Welcome to the brotherhood. Bro phil


----------



## MWilliams (May 6, 2018)

Phil P said:


> Well it has been a month & a half since I was raised, and this proficiency has gone a bit easier and much quicker than the others.  Looks like I'll be up to "turn in my work" on Feb 19


I'm glad yours was easier. Ours wasn't so bad but pretty long. A lot of promises in there, some of them are repeats from the last two degrees. I know I breathed a sigh of relief when I made it through mine and they actually invited me back in after the ballot was done.


----------



## Phil P (May 6, 2018)

MWilliams said:


> I'm glad yours was easier. Ours wasn't so bad but pretty long. A lot of promises in there, some of them are repeats from the last two degrees. I know I breathed a sigh of relief when I made it through mine and they actually invited me back in after the ballot was done.

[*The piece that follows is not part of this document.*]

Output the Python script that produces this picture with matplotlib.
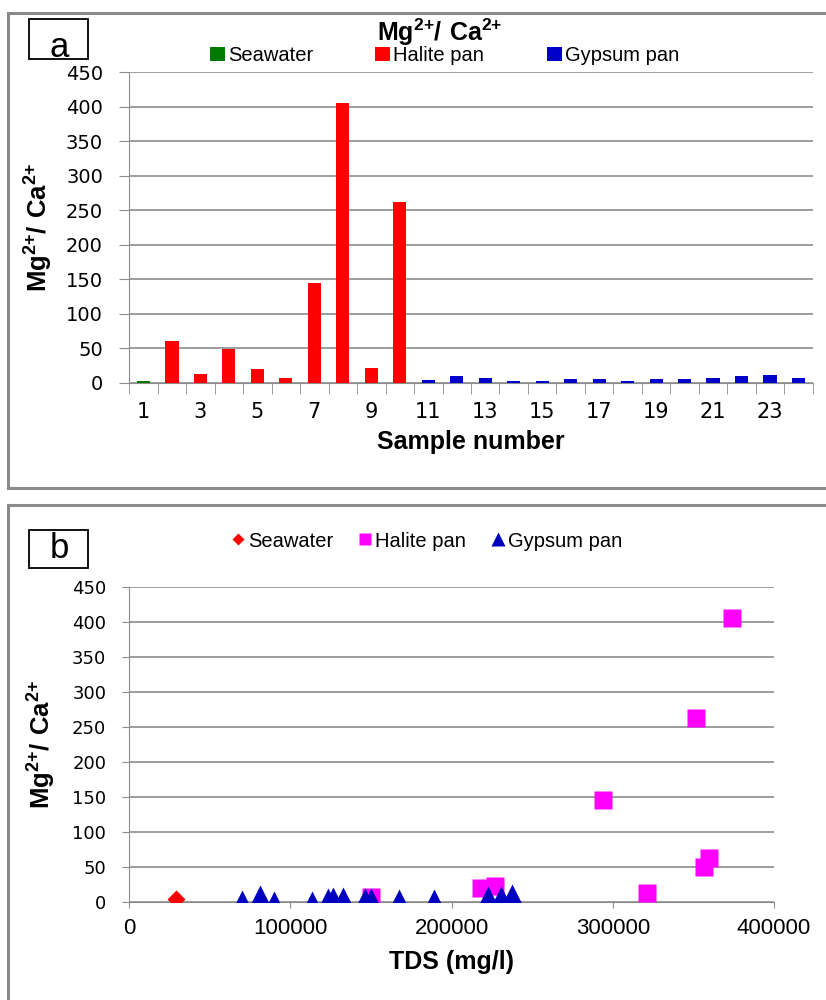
import matplotlib
matplotlib.use('Agg')
import matplotlib.pyplot as plt
from matplotlib.lines import Line2D
from matplotlib.patches import Rectangle
from matplotlib.ticker import MultipleLocator, FixedLocator

# panel a: Mg/Ca ratio by sample number
samples = list(range(1, 25))
seawater_idx = [1]
seawater_ratio = [2.5]
halite_idx = [2, 3, 4, 5, 6, 7, 8, 9, 10]
halite_ratio = [61, 13, 49, 20, 7, 145, 406, 21, 262]
gypsum_idx = list(range(11, 25))
gypsum_ratio = [4, 9, 7, 2.5, 2.5, 6, 6, 2.5, 6, 6, 7, 9, 11, 7]

# panel b: Mg/Ca ratio against TDS
sw_tds = [29000]
sw_ratio = [4]
hal_tds = [360000, 321000, 356500, 218000, 150000, 294000, 374000, 227000, 351500]
hal_ratio = [62, 12, 49, 19, 7, 146, 406, 22, 262]
gyp_tds = [70000, 81000, 89500, 113500, 123000, 126500, 132500, 146000, 150000,
           167500, 189000, 222500, 230500, 237500]
gyp_ratio = [3, 10, 0.5, 0.5, 5.5, 7, 7, 6, 6, 4, 4, 7.5, 8, 11]

y_ticks = list(range(0, 451, 50))
x_labels_a = [str(i) for i in range(1, 25, 2)]

plt.rcParams['mathtext.fontset'] = 'custom'
plt.rcParams['mathtext.rm'] = 'Liberation Sans'
plt.rcParams['mathtext.bf'] = 'Liberation Sans:bold'

GRID = '#8c8c8c'
BORDER = '#8a8a8a'
ratio_lbl = r'$\mathbf{Mg^{2{+}}/\ Ca^{2{+}}}$'
leg_font = {'family': 'Liberation Sans', 'size': 14.5}

fig = plt.figure(figsize=(8.26, 10.0), dpi=100)

# panel borders (grey frame like the source document)
fig.add_artist(Line2D([0.0097, 0.0097], [1 - 0.013, 1 - 0.488], color=BORDER, lw=2.2))
fig.add_artist(Line2D([0.0097, 1.0], [1 - 0.013, 1 - 0.013], color=BORDER, lw=2.2))
fig.add_artist(Line2D([0.0097, 1.0], [1 - 0.488, 1 - 0.488], color=BORDER, lw=2.2))
fig.add_artist(Line2D([0.0097, 0.0097], [1 - 0.505, 0.0], color=BORDER, lw=2.2))
fig.add_artist(Line2D([0.0097, 1.0], [1 - 0.505, 1 - 0.505], color=BORDER, lw=2.2))

###############################################################################
# a
axA = fig.add_axes([0.1565, 0.6173, 0.9839 - 0.1565, 0.9277 - 0.6173])
axA.bar(seawater_idx, seawater_ratio, width=0.46, color='#007a00', label='Seawater', zorder=3)
axA.bar(halite_idx, halite_ratio, width=0.46, color='#ff0000', label='Halite pan', zorder=3)
axA.bar(gypsum_idx, gypsum_ratio, width=0.46, color='#0000cc', label='Gypsum pan', zorder=3)

axA.set_xlim(0.5, 24.5)
axA.set_ylim(0, 450)
axA.set_yticks(y_ticks)
axA.xaxis.set_major_locator(FixedLocator(range(1, 25, 2)))
axA.set_xticklabels(x_labels_a)
axA.xaxis.set_minor_locator(FixedLocator([i + 0.5 for i in range(0, 25)]))
axA.tick_params(axis='x', which='major', length=0, pad=14, labelsize=15)
axA.tick_params(axis='x', which='minor', length=8, color=GRID, direction='out')
axA.tick_params(axis='y', length=7, color=GRID, pad=12, labelsize=14)
axA.yaxis.grid(True, color=GRID, lw=1.2, zorder=0)
axA.set_axisbelow(True)
for s in ['top', 'right']:
    axA.spines[s].set_visible(False)
for s in ['left', 'bottom']:
    axA.spines[s].set_color(GRID)
axA.set_xlabel('Sample number', family='Liberation Sans', weight='bold', fontsize=18, labelpad=6)
axA.set_ylabel(ratio_lbl, fontsize=18.5, labelpad=8)
axA.text(0.455, 1.13, ratio_lbl, transform=axA.transAxes, ha='center', va='center', fontsize=18)
axA.legend(loc='center', bbox_to_anchor=(0.461, 1.054), ncol=3, frameon=False,
           prop=leg_font, handlelength=0.75, handleheight=0.75,
           handletextpad=0.15, columnspacing=3.1, borderaxespad=0)
fig.text(0.0714, 0.9528, 'a', fontsize=25, family='Liberation Sans', ha='center', va='center')
fig.add_artist(Rectangle((0.0351, 1 - 0.059), 0.0714, 0.040, fill=False, ec='black', lw=1.3,
                         transform=fig.transFigure))

###############################################################################
# b
axB = fig.add_axes([0.1565, 0.0983, 0.937 - 0.1565, 0.4133 - 0.0983])
axB.plot(sw_tds, sw_ratio, 'D', color='#ff0000', ms=9, label='Seawater', zorder=3, mec='none')
axB.plot(hal_tds, hal_ratio, 's', color='#ff00ff', ms=13, label='Halite pan', zorder=3, mec='none')
axB.plot(gyp_tds, gyp_ratio, '^', color='#0000c0', ms=14, label='Gypsum pan', zorder=4, mec='none')
axB.set_xlim(0, 400000)
axB.set_ylim(0, 450)
axB.set_yticks(y_ticks)
axB.xaxis.set_major_locator(MultipleLocator(100000))
axB.xaxis.set_major_formatter(lambda v, p: '%d' % v)
axB.tick_params(axis='x', length=4.5, color=GRID, pad=7, labelsize=16)
for lb in axB.get_xticklabels():
    lb.set_family('Liberation Sans')
axB.tick_params(axis='y', length=5, color=GRID, pad=11.5, labelsize=13)
axB.yaxis.grid(True, color=GRID, lw=1.2, zorder=0)
axB.set_axisbelow(True)
for s in ['top', 'right']:
    axB.spines[s].set_visible(False)
for s in ['left', 'bottom']:
    axB.spines[s].set_color(GRID)
axB.set_xlabel('TDS (mg/l)', family='Liberation Sans', weight='bold', fontsize=18, labelpad=8)
axB.set_ylabel(ratio_lbl, fontsize=18.5, labelpad=10)
axB.legend(loc='center', bbox_to_anchor=(0.462, 1.145), ncol=3, frameon=False,
           prop=leg_font, markerscale=0.7,
           handlelength=0.6, handletextpad=0.2, columnspacing=1.3, borderaxespad=0)
fig.text(0.0714, 0.451, 'b', fontsize=25, family='Liberation Sans', ha='center', va='center')
fig.add_artist(Rectangle((0.0351, 1 - 0.568), 0.0714, 0.038, fill=False, ec='black', lw=1.3,
                         transform=fig.transFigure))

fig.savefig('out.png', dpi=100)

You are right, alot of it was pretty much repeated from the others.  I did take a big breath & just started to roll with it.  Since then I've I helped out with a fund raiser & even filled in as Tiler a couple of times.


----------



## Warrior1256 (May 7, 2018)

MWilliams said:


> Ours wasn't so bad but pretty long. A lot of promises in there, some of them are repeats from the last two degrees. I know I breathed a sigh of relief when I made it through mine and they actually invited me back in after the ballot was done.





Phil P said:


> You are right, alot of it was pretty much repeated from the others. I did take a big breath & just started to roll with it.


Same here.


----------